Немало раздосадовала его приписка жены, что у Клары день рождения и что букет на комоде — для юбилярши. В который уж раз за этот день он чувствовал себя, будто в постыдном лабиринте с кривыми зеркалами. Действительность со всех сторон корчила ему всякие безобразные рожи. Позади был мучительный визит доктора. Этому проявлению товарищества и человеческого участия он, разумеется, был искренне благодарен. Но что же здесь утешительного и даже пристойного — узнать, что «барышня дочь» лежит на тюремной койке в миткалевой ночной рубахе, да еще к тому же беременна? И находится под присмотром лекаря, прошу прощения, тюремного лекаря, который все, что знал, уже давно забыл! Можно ли такое вынести? Затем новое унизительное выклянчивание у этого гестаповца Герда, который даже не давал себе труда как-то скрыть, какое развлечение он из всего этого устраивает и как прытко подсчитывает, сколько может выудить из сложившейся ситуации для своей коллекции. И под конец, вместо того чтобы попытаться зализать свои раны в горестном покое одиночества, он, потрясенный столькими бедами за один только день, должен вооружиться, как светский щеголь, букетом и улыбкой и идти поздравлять свояченицу с днем рождения. И это во времена столь страшные, что, пожалуй, лучше было бы вообще не родиться. Нет, такого уж во всяком случае он не заслужил.
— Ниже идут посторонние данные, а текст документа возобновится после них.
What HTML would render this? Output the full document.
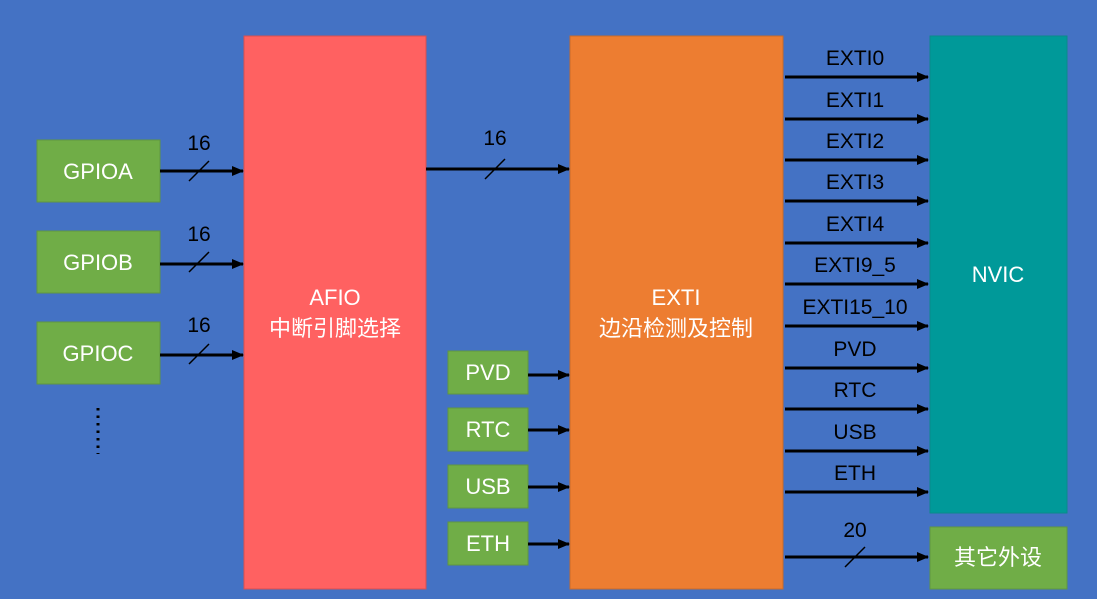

Он утешил себя душем, двумя порошками и свежим костюмом. Взял букет и спустился этажом ниже. Призывая проклятия на голову всей семьи, вошел в столовую. В коротенькое мгновение, какое требуется, чтобы открыть дверь, он вдруг подумал, что эта приверженность к привычкам мирного времени есть, пожалуй, лекарство или же просто инстинкт самосохранения и что ему тоже следует включиться в эту игру. Он вошел с улыбкой.
В тот день, когда печать и радио с раннего утра оповещали о ликвидации деревни Лидице — мужчины расстреляны, женщины и дети вверены попечению немецких властей, — отец Эмы, доктор права Иржи Флидер, вертел в руках почтовую открытку. Она на самом деле была необычная. Он вновь и вновь перечитывал казенно звучавший немецкий текст и, при том что понимал отдельные слова, смысл всего текста не улавливал — никак не мог взять в толк, что означает это болотно-вязкое послание.
И вправду трудно было представить в его солидно обставленной конторе (за окном — Национальный проспект, на уме устрашающие фразы о судьбе безвестной деревни Лидице — мужчины расстреляны, женщины и дети…) — и вправду трудно было осмыслить, что существует где-то длинный деревянный барак, смердящий дезинфекцией и убожеством, к оконному стеклу прилеплена почтовая открытка, как раз такая, какую он недоуменно вертит в дрожащих пальцах, с инструкцией, говорящей о том, что один раз в месяц заключенный может получить от члена семьи, заранее оповещенного и утвержденного соответствующими инстанциями, всего лишь двадцать строк с семейными новостями, написанные по-немецки. Именно такую унизительную открытку — с подписью Dein Sohn Иржи — отец и вертел в руках. Он был предельно изнурен, сознание его было полностью угнетено и потому вовсе не способно воспринимать какие бы то ни было факты внешнего мира, даже такой обыденный и безобидный, как приветствие его секретаря. Он не ответил и на ее вопрос, не надо ли принести ему таблетку нитроглицерина или стакан воды. Для успокоения. Пани или барышня секретарь, кстати говоря, сама в ту минуту выглядела такой измученной, что, казалось, нуждалась самое малое в инъекции морфия. Она ведь была из Кладно и провела ужасную ночь — боялась за себя, но знала также и о судьбе детей ее работодателя. Она сострадала родителям, и, поскольку разбиралась в ситуации безусловно лучше, чем они, это сострадание взяло верх над ее собственными переживаниями. Ответа так и не последовало, но, вместо того чтобы выйти и никого не утруждать своим вниманием (этому была обучена воспитанием и жизнью), она безбоязненно подошла к письменному столу и с убежденностью, что исключительные обстоятельства требуют исключительных действий, вежливо взяла из рук отца открытку и прочитала ее вслух.